Identify the lines holding "this" and copy them.

→ **Listed entries**:
## Begin

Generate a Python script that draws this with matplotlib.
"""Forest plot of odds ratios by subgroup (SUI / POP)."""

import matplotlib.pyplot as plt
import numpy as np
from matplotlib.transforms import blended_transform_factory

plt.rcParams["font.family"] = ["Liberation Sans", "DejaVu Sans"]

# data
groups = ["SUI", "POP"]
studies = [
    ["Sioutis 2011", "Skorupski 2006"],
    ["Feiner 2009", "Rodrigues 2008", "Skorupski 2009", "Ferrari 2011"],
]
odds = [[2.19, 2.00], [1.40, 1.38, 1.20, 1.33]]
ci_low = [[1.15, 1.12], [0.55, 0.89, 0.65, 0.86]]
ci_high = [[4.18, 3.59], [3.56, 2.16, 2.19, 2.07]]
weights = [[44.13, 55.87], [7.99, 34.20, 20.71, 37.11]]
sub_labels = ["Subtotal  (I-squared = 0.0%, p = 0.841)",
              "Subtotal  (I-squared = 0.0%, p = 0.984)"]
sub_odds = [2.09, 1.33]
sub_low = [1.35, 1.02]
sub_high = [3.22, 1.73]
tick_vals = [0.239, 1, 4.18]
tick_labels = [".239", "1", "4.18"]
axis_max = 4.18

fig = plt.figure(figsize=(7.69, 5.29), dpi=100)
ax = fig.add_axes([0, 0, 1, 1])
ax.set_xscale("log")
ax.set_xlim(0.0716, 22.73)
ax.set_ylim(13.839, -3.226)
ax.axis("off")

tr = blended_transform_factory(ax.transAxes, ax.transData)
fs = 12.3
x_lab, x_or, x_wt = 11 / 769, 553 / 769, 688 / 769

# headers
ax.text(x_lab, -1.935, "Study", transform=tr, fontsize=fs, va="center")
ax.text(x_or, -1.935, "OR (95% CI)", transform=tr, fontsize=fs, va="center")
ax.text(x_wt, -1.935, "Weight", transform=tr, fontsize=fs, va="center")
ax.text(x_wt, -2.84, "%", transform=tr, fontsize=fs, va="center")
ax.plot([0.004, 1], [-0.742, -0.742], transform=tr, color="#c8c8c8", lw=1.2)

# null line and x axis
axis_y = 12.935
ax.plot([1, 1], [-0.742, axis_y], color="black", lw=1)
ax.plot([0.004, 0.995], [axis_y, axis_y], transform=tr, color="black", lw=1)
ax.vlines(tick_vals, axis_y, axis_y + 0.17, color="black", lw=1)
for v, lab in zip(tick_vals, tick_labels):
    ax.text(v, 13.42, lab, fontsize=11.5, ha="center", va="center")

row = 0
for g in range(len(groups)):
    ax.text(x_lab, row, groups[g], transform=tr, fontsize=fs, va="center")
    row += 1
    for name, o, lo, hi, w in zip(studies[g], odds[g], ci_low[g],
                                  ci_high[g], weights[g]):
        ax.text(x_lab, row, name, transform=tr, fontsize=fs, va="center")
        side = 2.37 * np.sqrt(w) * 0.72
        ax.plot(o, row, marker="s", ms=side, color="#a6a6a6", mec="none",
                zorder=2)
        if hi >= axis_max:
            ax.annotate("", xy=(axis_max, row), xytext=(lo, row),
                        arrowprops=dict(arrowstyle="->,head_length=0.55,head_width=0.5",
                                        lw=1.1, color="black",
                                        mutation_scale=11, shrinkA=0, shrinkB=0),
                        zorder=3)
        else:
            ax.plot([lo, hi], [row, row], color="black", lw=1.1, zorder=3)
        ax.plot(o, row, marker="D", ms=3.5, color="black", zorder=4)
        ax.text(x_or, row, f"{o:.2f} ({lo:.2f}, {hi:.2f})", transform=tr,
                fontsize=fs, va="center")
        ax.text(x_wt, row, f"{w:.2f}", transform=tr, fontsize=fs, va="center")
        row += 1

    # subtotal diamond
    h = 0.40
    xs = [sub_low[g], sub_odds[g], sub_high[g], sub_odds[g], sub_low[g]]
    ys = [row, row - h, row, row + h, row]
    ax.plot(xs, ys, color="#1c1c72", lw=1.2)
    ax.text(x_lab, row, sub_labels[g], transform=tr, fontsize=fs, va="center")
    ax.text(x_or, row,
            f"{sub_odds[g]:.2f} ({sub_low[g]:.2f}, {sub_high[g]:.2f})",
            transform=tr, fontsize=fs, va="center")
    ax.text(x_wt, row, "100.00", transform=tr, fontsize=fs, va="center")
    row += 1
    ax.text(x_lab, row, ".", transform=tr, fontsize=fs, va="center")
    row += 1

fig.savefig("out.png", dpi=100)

## End
## Begin

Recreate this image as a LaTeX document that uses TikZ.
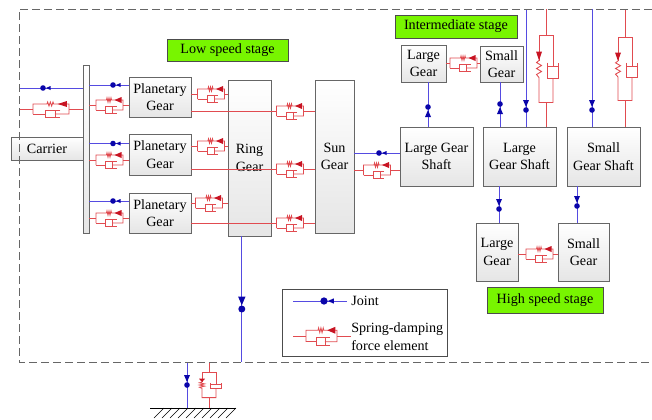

## End

→ **Exercise solution**:
Generate a Python script that draws this with matplotlib.
Recreate this image as a LaTeX document that uses TikZ.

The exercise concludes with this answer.